In a brief media interaction, Shah said that he gave the statement as a concerned Indian and fails to understand why was he being termed as traitor.
He asked the reporters since when has expressing concerns about one’s country, become a crime?
Shah said: “What I said earlier was as a worried Indian. What did I say this time that I am being termed as a traitor? I am expressing concerns about the country I love, the country that is my home. How is that a crime?”

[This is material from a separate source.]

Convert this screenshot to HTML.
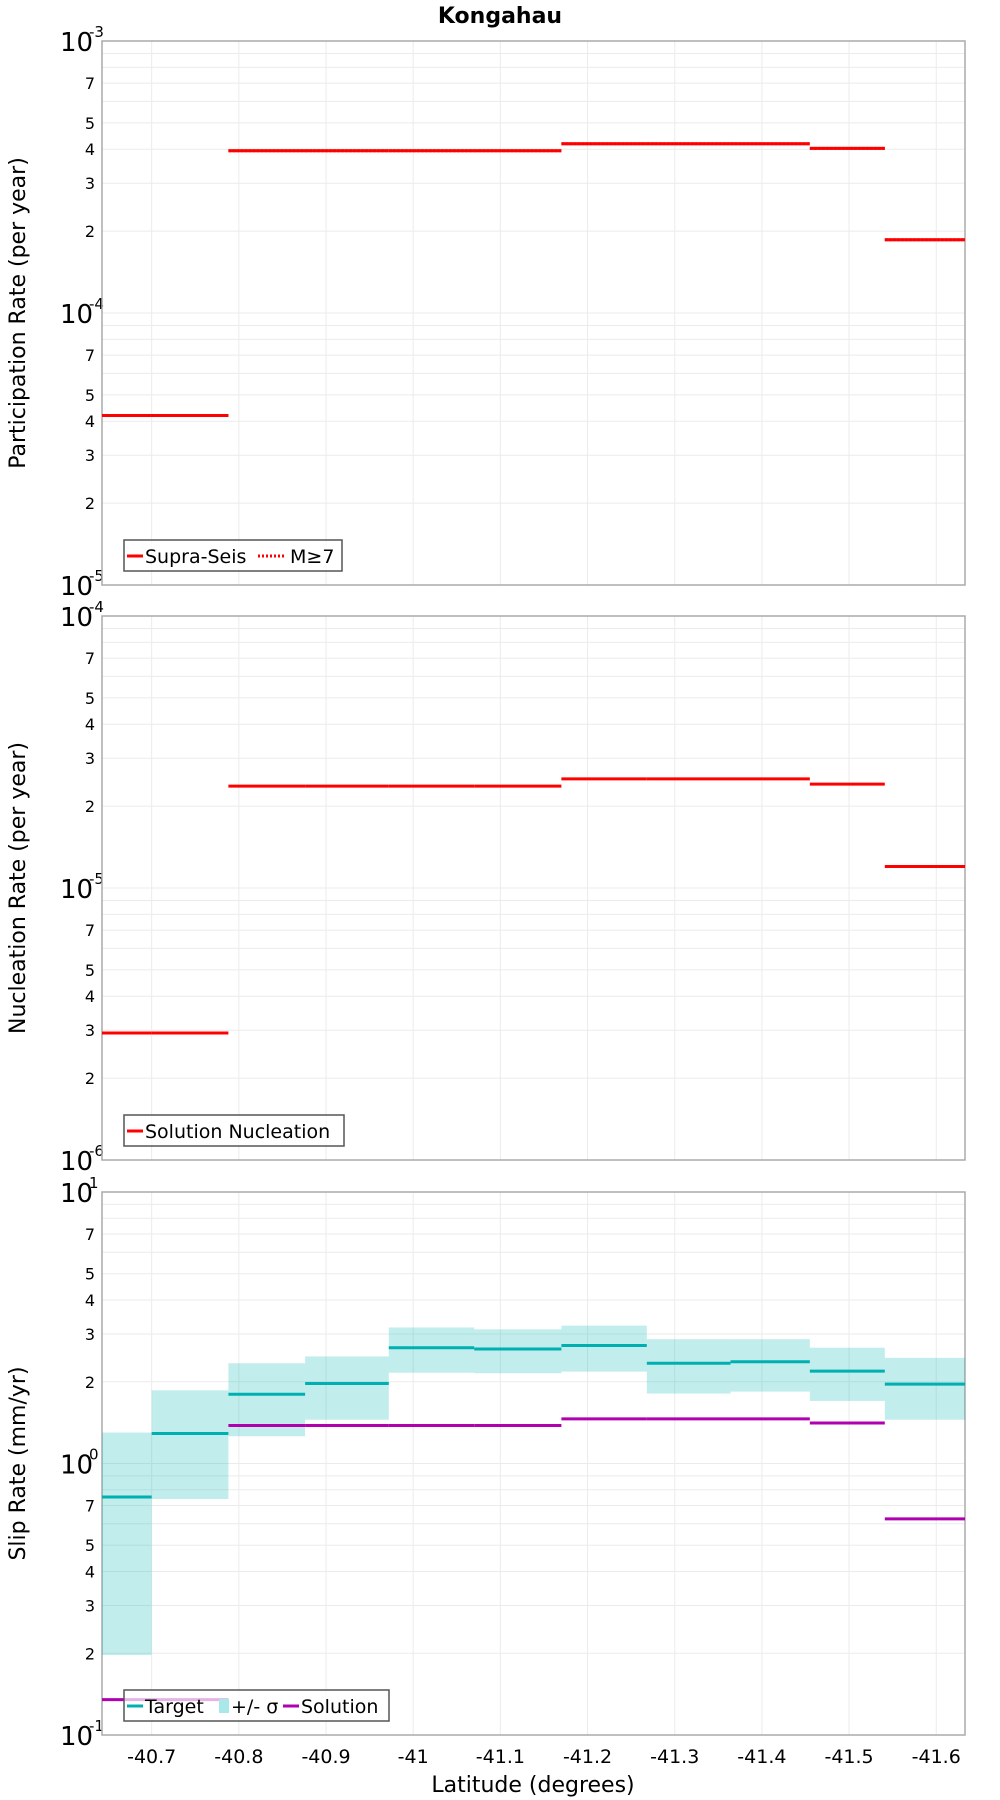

A day ago, Shah was furiously trolled after he expressed anxiety over the well-being of his children Imaad and Vivaan with actor Ratna Pathak Shah. He said, “I feel anxious for my children because tomorrow if a mob surrounds them and asks, 'Are you a Hindu or a Muslim?' they will have no answer. It worries me that I don't see the situation improving anytime soon”. He said that they have not brought up their sons as followers of any particular religion.
He also made an apparent reference to the recent Bulandshahr violence where he said that death of a cow is being given more importance than killing of a policeman.
Shah’s statement fuelled a massive controversy, eliciting angry responses from several BJP leaders. BJP said that Naseeruddin is a Congress agent and accused that the statement was issued keeping in view the upcoming 2019 LS elections.
When Shah was asked to respond to BJP calling his statement a promotional stunt, he said that it was very obvious that they would react that way. Referring to his recent statement criticising Indian skipper Virat Kohli, he said: “the truth then is that one can also allege that it was the Australian team that asked me to speak out against Virat Kohli."
He said ‘if others have the rights to criticise, so do I. This is my country - that I love and live in.’